December 18, 2007
Magna Carta at auction
Not the original, of course, but an important early copy:
A rare copy of the Magna Carta has been sold for £10.6m ($21.3m) in an auction at Sotheby's in New York.From the BBC. More detail in the Times of London:The 1297 copy, which is one of only 17 of the document still in existence, went to an unknown bidder.
The auction item had been owned by American billionaire Ross Perot's Perot Foundation since 1984 and was on view at the National Archives in Washington . . .
The auctioned copy, the only one in private hands, had been expected to fetch £9.94m ($20m) when it went under the hammer.
The 1297 example, described as the most important document to come up for sale, was acquired by David Rubenstein, the founder of the Carlyle Group, at Sotheby's in New York. He has paid $8,528 a word. . .Also a bit more on Perot's acquisition of the document:Four of the surviving 17 copies date from the reign of John, eight from that of Henry III and five from that of Edward I. The Sotheby's example bears the wax seal of King Edward I hanging from a ribbon at the bottom of the parchment -- one of only five that still carry the royal seal. . .

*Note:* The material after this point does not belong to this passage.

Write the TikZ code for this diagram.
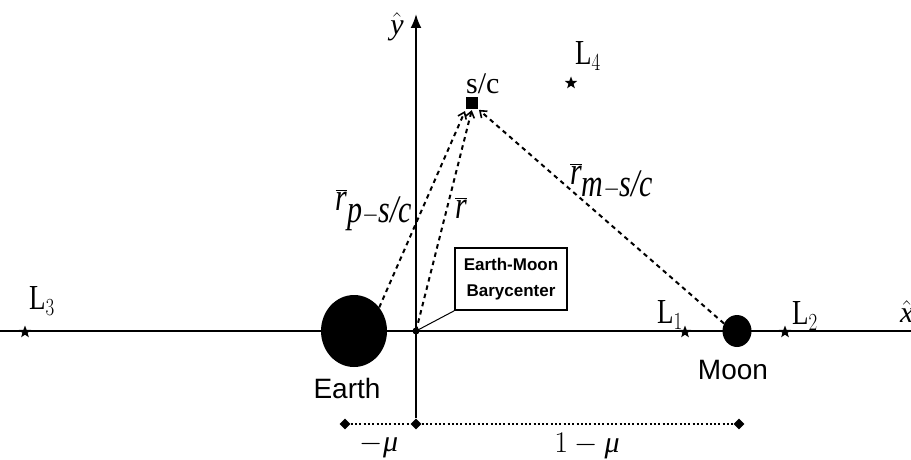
\RequirePackage{fix-cm}
\documentclass[tikz,border=0pt]{standalone}
\usepackage{graphicx}
\usepackage{fontspec}
\setmainfont{Liberation Serif}
\setsansfont{Liberation Sans}
\usetikzlibrary{shapes.geometric,arrows.meta}
\newcommand{\iv}[1]{\textit{#1}}
\newcommand{\tallbox}[1]{\scalebox{1}[1.3]{#1}}
\tikzset{
  body/.style={ellipse,fill=black,inner sep=0pt},
  lstar/.style={star,star points=5,star point ratio=2.4,fill=black,inner sep=0pt,minimum size=13pt},
  dia/.style={diamond,fill=black,inner sep=0pt,minimum width=11pt,minimum height=11pt},
  axis/.style={line width=2pt},
  vec/.style={line width=2pt,dash pattern=on 4.5pt off 4pt,-{Straight Barb[length=6pt,width=9pt,line width=1.6pt]}},
  lbl/.style={font=\fontsize{30}{34}\selectfont,inner sep=0pt},
  llbl/.style={font=\fontsize{27}{31}\selectfont,inner sep=0pt},
  slbl/.style={font=\sffamily\fontsize{28}{32}\selectfont,inner sep=0pt},
  bary/.style={draw,line width=1.6pt,font=\sffamily\bfseries\fontsize{17}{26}\selectfont,align=center,minimum width=112pt,minimum height=62pt,inner sep=2pt}
}
\begin{document}
\begin{tikzpicture}[x=1pt,y=-1pt]
\useasboundingbox (0,0) rectangle (911,460);
% axes
\coordinate (xl) at (0,331);
\coordinate (xr) at (911,331);
\coordinate (ytop) at (416,14);
\coordinate (O) at (416,331);
\draw[axis] (xl) -- (xr);
% bottom distances
\node[dia] (dm) at (345,424) {};
\node[dia] (d0) at (416,424) {};
\node[dia] (d1) at (739,424) {};
\draw[axis,-{Latex[length=14pt,width=11pt]}] (d0) -- (ytop);
\draw[line width=2pt,dash pattern=on 2pt off 2.3pt] (dm) -- (d0) -- (d1);
\node[lbl] (mmu) at (379,446) {$-\iv{μ}$};
\node[lbl] (omu) at (587,446) {$1-\iv{μ}$};
% bodies
\node[body,minimum width=66pt,minimum height=72pt] (earth) at (354,331) {};
\node[body,minimum width=29pt,minimum height=32pt] (moon) at (737,331) {};
\fill (O) circle (3.5pt);
\node[fill=black,minimum size=12pt,inner sep=0pt] (sc) at (472,103) {};
% labels
\node[slbl] (earthl) at (347,388) {Earth};
\node[slbl] (moonl) at (733,370) {Moon};
\node[lbl,anchor=south west] (scl) at (466,94) {s/c};
\node[lbl] (yl) at (397,27) {$\hat{\iv{y}}$};
\node[lbl,anchor=west] (xlab) at (900,312) {$\hat{\iv{x}}$};
% Lagrange points
\node[lstar] (L1) at (685,332) {};
\node[lstar] (L2) at (785,332) {};
\node[lstar] (L3) at (25,332) {};
\node[lstar] (L4) at (571,83) {};
\node[llbl] (L1l) at (670,315) {\tallbox{L$_1$}};
\node[llbl] (L2l) at (805,316) {\tallbox{L$_2$}};
\node[llbl] (L3l) at (42,301) {\tallbox{L$_3$}};
\node[llbl] (L4l) at (588,56) {\tallbox{L$_4$}};
% vectors
\draw[vec,shorten >=2pt] (earth.43) -- (sc.south west);
\draw[vec,shorten >=1pt] (O) -- (sc.south);
\draw[vec,shorten >=1pt] (moon.150) -- (sc.south east);
\node[lbl] (rps) at (374,210) {\tallbox{$\overline{\iv{r}}_{\iv{p}-\iv{s/c}}$}};
\node[lbl] (rr) at (461,208) {\tallbox{$\overline{\iv{r}}$}};
\node[lbl] (rms) at (612,181) {\tallbox{$\overline{\iv{r}}_{\iv{m}-\iv{s/c}}$}};
% barycenter box
\node[bary] (bary) at (511,279) {Earth-Moon\\Barycenter};
\draw[line width=1pt] (bary.south west) -- (O);
\end{tikzpicture}
\end{document}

The only other original outside Britain was a gift by the country to "The People of Australia". It is on display at the Parliament in Canberra. . .
Mr Rubenstein, the founder of the Carlyle private equity group and a former deputy domestic policy adviser to President Carter, said that he would put the document back on public view at the National Archives in Washington, where it had been on loan. . .
He admitted that he could not actually read it because he had avoided learning Latin at school -- a decision he now regrets.
Mr Perot acquired it for $1.5 million in 1984 from relatives of James Thomas Brudenell, the 7th Earl of Cardigan, who led the Charge of the Light Brigade during the Crimean War. Magna Carta had been at the Brudenells' family seat at Deene Park, Northamptonshire, for more than half a millennium.
Posted by David on December 18, 2007 9:57 PM
Copy or not, 3rd copy or 80th, would not this document count as official property of Great Britain? It is reasonable to assume that its transfer via sale to private hands must reasonably constitute an illegal action. That is is not so considered is a surprise.